Here's how this shakes out.  The bad guys have supreme training, all kinds of gear like night vision and stuff, superior numbers, and every weapon known to man including a rocket a launcher.  The good guys have a cute sheriff (Jaimie Alexander), a fat sheriff (Luis Guzman), some unshaven dude (Rodrigo Santoro) and the local town loon (Johnny Knoxville) who by chance has an arsenal of his own.  And of course Sheriff Owens who just isn't any old small town sheriff.  No sir.  He's that guy from 'Raw Deal', only all old and stuff, and he's ready to kick ass.  Basically what we're saying is those guys with the night vision and rocket launchers don't really stand much of a chance. 
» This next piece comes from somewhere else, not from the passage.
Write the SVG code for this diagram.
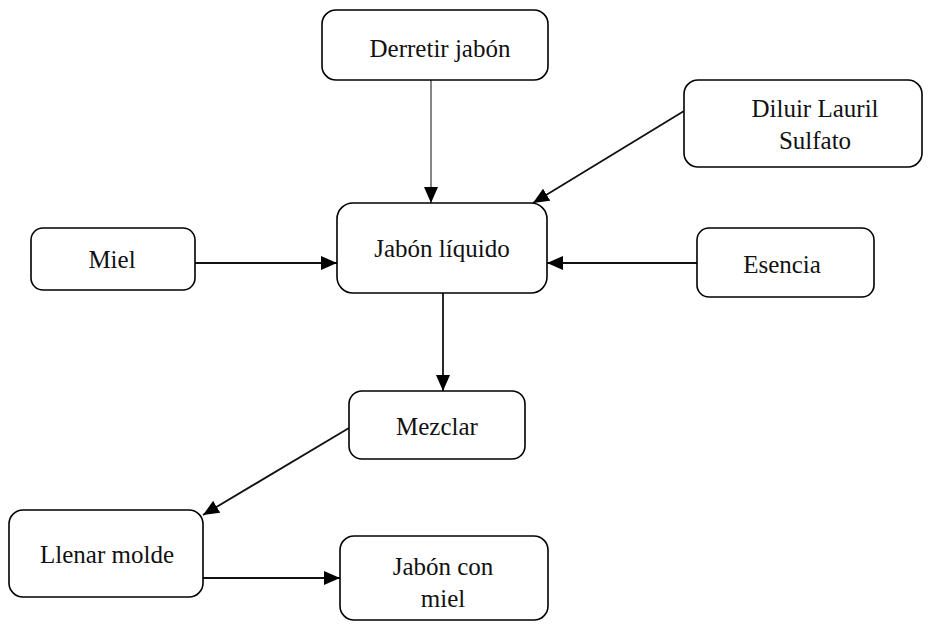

Korean director Jae-woon Kim is an interesting choice to direct a fairly brainless but entertaining American action movie.  His 'I Saw the Devil' was one of the darkest thrillers I've ever seen, 'The Good, the Bad and the Weird' was bizarre beyond belief and 'A Tale of Two Sisters' is what those other two movies were, on top of being considered a horror classic.  'The Last Stand' is absolutely none of that.  

'The Last Stand' isn't complicated, clever, or intelligent and the presence of Johnny Knoxville adds an extra layer of buffoonery to the proceeding, but what it lacks in cleverness it makes up for in violence, what it lacks in complexity it makes up for with speed, and do you really need a movie to be all that intelligent when you have the glorious return of Arnold Swarzenegger to the big screen?  I don't think you do. 

And not to get it confused because it is, at least to me, the presence of the governator which makes 'The Last Stand' worth watching.  He's older… much older, doesn't move as fast, I didn't see one rippling bicep, probably because they don't exist anymore, but Mr. Schwarzenegger still commands the screen when he's on the screen and the old guy is completely at ease in front of the camera.  More than ever.  Probably because he spent the last six years bamboozling the people of California, but Arnold Schwarzenegger in this movie was a calming marvel.   Besides, he had to be good because the rest of the movie was pretty mundane.  Eduardo Noriega didn't make for much of a villain, and his stunning resemblance to Lakers power forward Pau Gasol got a little distracting for me after a while.  The other characters in this movie were kind of forgettable, Forest Whitaker and his Academy Award didn't do much except whine, and Peter Stromare's southern accent was an abomination. 

All that being said, we were pleased with what we got from 'The Last Stand'.  Old Schwarzenegger is better than no Schwarzenegger, assuming this Schwarzenegger isn't in a 'Batman' movie, and the action sequences that Kim directed were certainly above average.  Too bad there just isn't a viable market for this kind of stuff anymore.